Том 7. Мы и они
Шрифт:
А если замечаете, – то уходит:
…как в верное прибежище Вступаю я в вечерний час. Вот кто-то с ласковым пристрастием Со всех сторон протянет тьму, И я упьюсь последним счастием: Быть без людей! Быть одному!Я сказал все, что мне хотелось сказать о Брюсове. Есть ли тут правда? Верно ли? Не знаю. Можно бы доказывать мою мысль, длинно, длинным подбором
Но, конечно, мы говорим лишь то, что нам кажется. Одно верно: мое праведное и бескорыстное «да будет!», которое надо сказать этому явлению жизни, человеку-поэту Брюсову. Я не сужу, не ценю, не меряю. Я просто – беру с благостью: да будет. Так хорошо.
О литературной прозе*
Три-четыре книги старых писателей, три-четыре – молодых. Займемся сначала старичками.

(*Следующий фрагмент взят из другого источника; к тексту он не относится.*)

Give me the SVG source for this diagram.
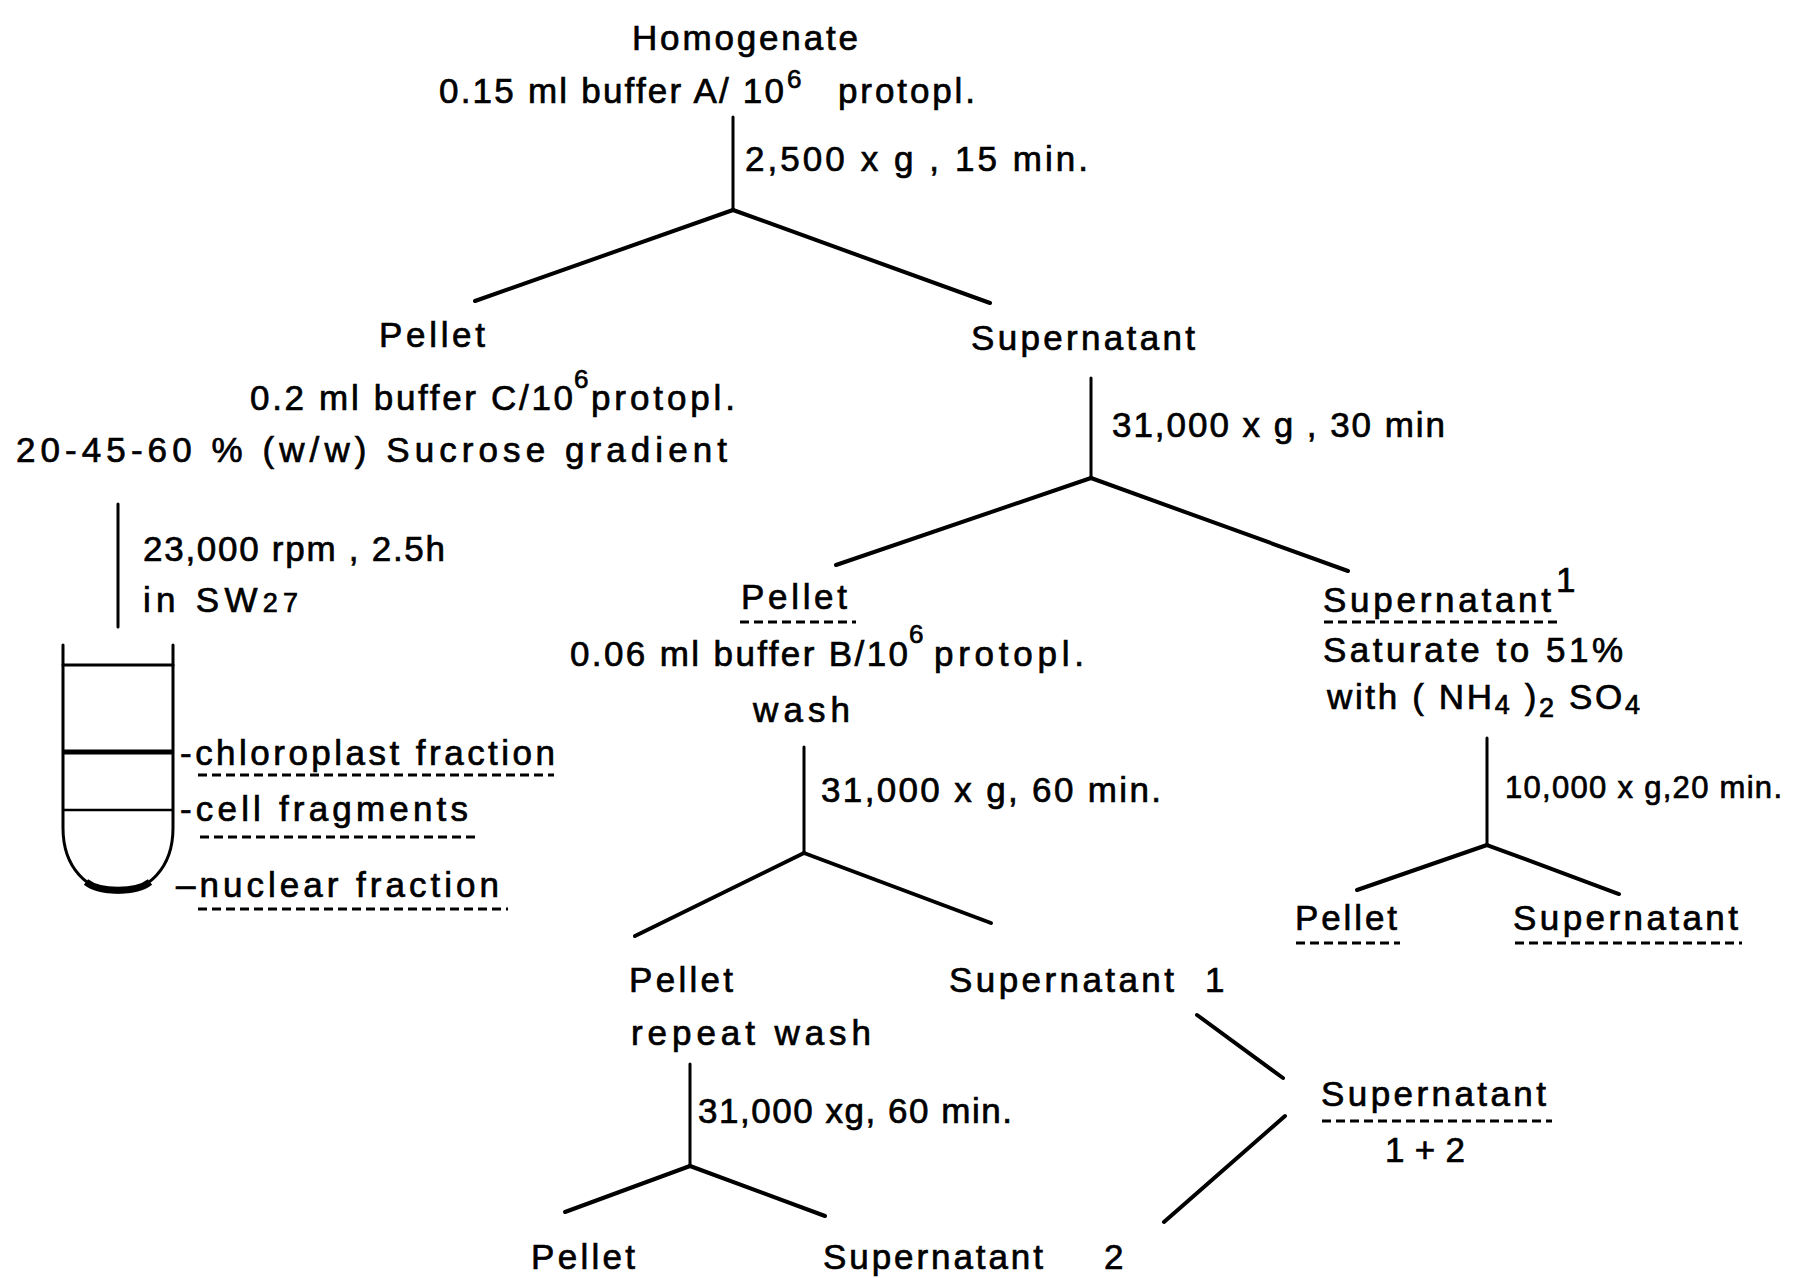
<svg xmlns="http://www.w3.org/2000/svg" width="1798" height="1278" viewBox="0 0 1798 1278">
<style>
text{font-family:"Liberation Sans","DejaVu Sans",sans-serif;font-size:35px;fill:#000;stroke:#000;stroke-width:0.7}
.s{font-size:31px}
.sup{font-size:26px}
.ln{stroke:#000;stroke-width:3;fill:none;stroke-linecap:round}
.br{stroke:#000;stroke-width:4;fill:none;stroke-linecap:round}
.ul{stroke:#000;stroke-width:3;stroke-dasharray:9 5;fill:none}
</style>
<rect width="1798" height="1278" fill="#fff"/>
<g id="connectors">
<line class="ln" x1="733" y1="117" x2="733" y2="210"/>
<line class="br" x1="733" y1="210" x2="475" y2="301"/>
<line class="br" x1="733" y1="210" x2="990" y2="303"/>
<line class="ln" x1="1091" y1="378" x2="1091" y2="478"/>
<line class="br" x1="1091" y1="478" x2="836" y2="565"/>
<line class="br" x1="1091" y1="478" x2="1348" y2="571"/>
<line class="ln" x1="118" y1="504" x2="118" y2="627"/>
<line class="ln" x1="804" y1="747" x2="804" y2="853"/>
<line class="br" x1="804" y1="853" x2="635" y2="936"/>
<line class="br" x1="804" y1="853" x2="991" y2="923"/>
<line class="ln" x1="690" y1="1064" x2="690" y2="1166"/>
<line class="br" x1="690" y1="1166" x2="565" y2="1212"/>
<line class="br" x1="690" y1="1166" x2="825" y2="1216"/>
<line class="ln" x1="1487" y1="738" x2="1487" y2="845"/>
<line class="br" x1="1487" y1="845" x2="1357" y2="890"/>
<line class="br" x1="1487" y1="845" x2="1619" y2="894"/>
<line class="br" x1="1197" y1="1015" x2="1283" y2="1078"/>
<line class="br" x1="1285" y1="1116" x2="1164" y2="1222"/>
</g>
<g id="homogenate">
<text x="632" y="50" textLength="226">Homogenate</text>
<text x="439" y="103" textLength="345">0.15 ml buffer A/ 10</text>
<text class="sup" x="787" y="88">6</text>
<text x="838" y="103" textLength="137">protopl.</text>
<text x="745" y="171" textLength="343">2,500 x g , 15 min.</text>
</g>
<g id="pellet1">
<text x="379" y="347" textLength="106">Pellet</text>
<text x="250" y="410" textLength="323">0.2 ml buffer C/10</text>
<text class="sup" x="574" y="388">6</text>
<text x="591" y="410" textLength="144">protopl.</text>
<text x="16" y="462" textLength="711">20-45-60 % (w/w) Sucrose gradient</text>
<text x="143" y="561" textLength="302">23,000 rpm , 2.5h</text>
<text x="143" y="612" textLength="155">in SW<tspan font-size="27">27</tspan></text>
</g>
<g id="tube">
<path class="ln" d="M63,645 V828 C63,868 88,892 118,892 C148,892 173,868 173,828 V645"/>
<line class="ln" x1="63" y1="665" x2="173" y2="665"/>
<line x1="63" y1="752" x2="173" y2="752" stroke="#000" stroke-width="5"/>
<line x1="63" y1="810" x2="173" y2="810" stroke="#000" stroke-width="2.5"/>
<path d="M86,882 C100,893 136,893 150,882" stroke="#000" stroke-width="7" fill="none"/>
<text x="180" y="765" textLength="375">-chloroplast fraction</text>
<line class="ul" x1="198" y1="775" x2="554" y2="775"/>
<text x="180" y="821" textLength="288">-cell fragments</text>
<line class="ul" x1="200" y1="837" x2="479" y2="837"/>
<text x="176" y="897" textLength="323">–nuclear fraction</text>
<line class="ul" x1="198" y1="909" x2="508" y2="909"/>
</g>
<g id="supernatant1">
<text x="971" y="350" textLength="224">Supernatant</text>
<text x="1112" y="437" textLength="333">31,000 x g , 30 min</text>
</g>
<g id="pellet2">
<text x="741" y="609" textLength="106">Pellet</text>
<line class="ul" x1="740" y1="622" x2="856" y2="622"/>
<text x="570" y="666" textLength="338">0.06 ml buffer B/10</text>
<text class="sup" x="909" y="643">6</text>
<text x="934" y="666" textLength="150">protopl.</text>
<text x="753" y="722" textLength="97">wash</text>
<text x="821" y="802" textLength="340">31,000 x g, 60 min.</text>
</g>
<g id="pellet3">
<text x="629" y="992" textLength="104">Pellet</text>
<text x="631" y="1045" textLength="240">repeat wash</text>
<text x="698" y="1123" textLength="314">31,000 xg, 60 min.</text>
</g>
<g id="supernatant-1">
<text x="949" y="992" textLength="225">Supernatant</text>
<text x="1205" y="992">1</text>
</g>
<g id="pellet4">
<text x="531" y="1269" textLength="104">Pellet</text>
</g>
<g id="supernatant-2">
<text x="823" y="1269" textLength="220">Supernatant</text>
<text x="1104" y="1269">2</text>
</g>
<g id="supernatant-1-2">
<text x="1321" y="1106" textLength="225">Supernatant</text>
<line class="ul" x1="1322" y1="1121" x2="1552" y2="1121"/>
<text x="1385" y="1162" textLength="80">1 + 2</text>
</g>
<g id="supernatant2">
<text x="1323" y="612" textLength="228">Supernatant</text>
<text x="1556" y="592" font-size="20">1</text>
<line class="ul" x1="1324" y1="622" x2="1560" y2="622"/>
<text x="1323" y="662" textLength="300">Saturate to 51%</text>
<text x="1327" y="709" textLength="313">with ( NH<tspan dy="5" font-size="27">4</tspan><tspan dy="-5"> )</tspan><tspan dy="8" font-size="27">2</tspan><tspan dy="-8"> SO</tspan><tspan dy="5" font-size="27">4</tspan></text>
<text class="s" x="1505" y="798" textLength="277">10,000 x g,20 min.</text>
</g>
<g id="pellet5">
<text x="1295" y="930" textLength="102">Pellet</text>
<line class="ul" x1="1296" y1="943" x2="1400" y2="943"/>
</g>
<g id="supernatant3">
<text x="1513" y="930" textLength="225">Supernatant</text>
<line class="ul" x1="1515" y1="943" x2="1742" y2="943"/>
</g>
</svg>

Я люблю средних, старых, русских писателей. Тех, впрочем, которые давно уже стоят в переплете на полках; и даже страницы немного у них слежались. Хорошо иногда взять Мельникова, Писемского, Дружинина, даже Хвощинскую – и заняться ими часок. В душе – снисходительный покой, в мыслях – порядок, тихая какая-то аккуратность. Сам делаешься не сегодняшним, а «тогда бывшим», и это очень приятно.
Но старички наши, те, которые до сих пор пишут и выпускают в свет «новые книги» – вряд ли займут когда-нибудь, тронут и успокоят. Они попали в щель литературного перелома, писать по-старому забыли, да и не хотят, а по-новому стараются, да не умеют. Чем больше такой старичок напрягает силы, чтобы идти «за временем» – тем досаднее глядеть: он – он только теряет все свое скромное, прежнее имение.
Таков, например, г. Луговой (Тихонов). Он издал две книжки: «Девичье поле» (повесть) и «Сказка жизни» (драма-поэма).
Конечно, г. Луговой, и помимо всяких исторических оценок, не Писемский и даже не Хвощинская. Но все-таки он когда-то сводил концы с концами, его «Pollice vecro» [60] даже имело «успех»; он не то что «обещал», но на литературном безлюдье своего времени был тем Фомой, которого иные считали дворянином. Раскройте сегодняшние его книги: что за претензии! Сколько старанья, а в конечном счете – злостная банальщина, прошлогодняя мода, да еще неумело перенятая. «Девичье поле» – рассказ о «гениальной» двадцатилетней художнице, которая учится в Париже и для чего-то приезжает к родным, в усадьбу «Девичье поле». Вероятно, приезжает для произнесения длинных и весьма «новых» монологов об искусстве, вроде: «Нет смысла в жизни, если нет искусства… для истинного художника всегда остается только искусство для искусства… изображать жизнь он должен свободно, правдиво» (стр. 50–51)… Затем гениальная девушка уезжает в Париж, выходит там замуж тоже за гения, и они оба немедленно становятся самыми современными мировыми известностями. Автор жадно уверяет нас, что героиня гениальна. Пока она сидит и рисует – он описывает окружающую ее природу такими словами: «Прекрасна была ночь с ее ярко светящей луной, с мириадами звезд… Сколько красоты, поэзии, сколько обаяния!»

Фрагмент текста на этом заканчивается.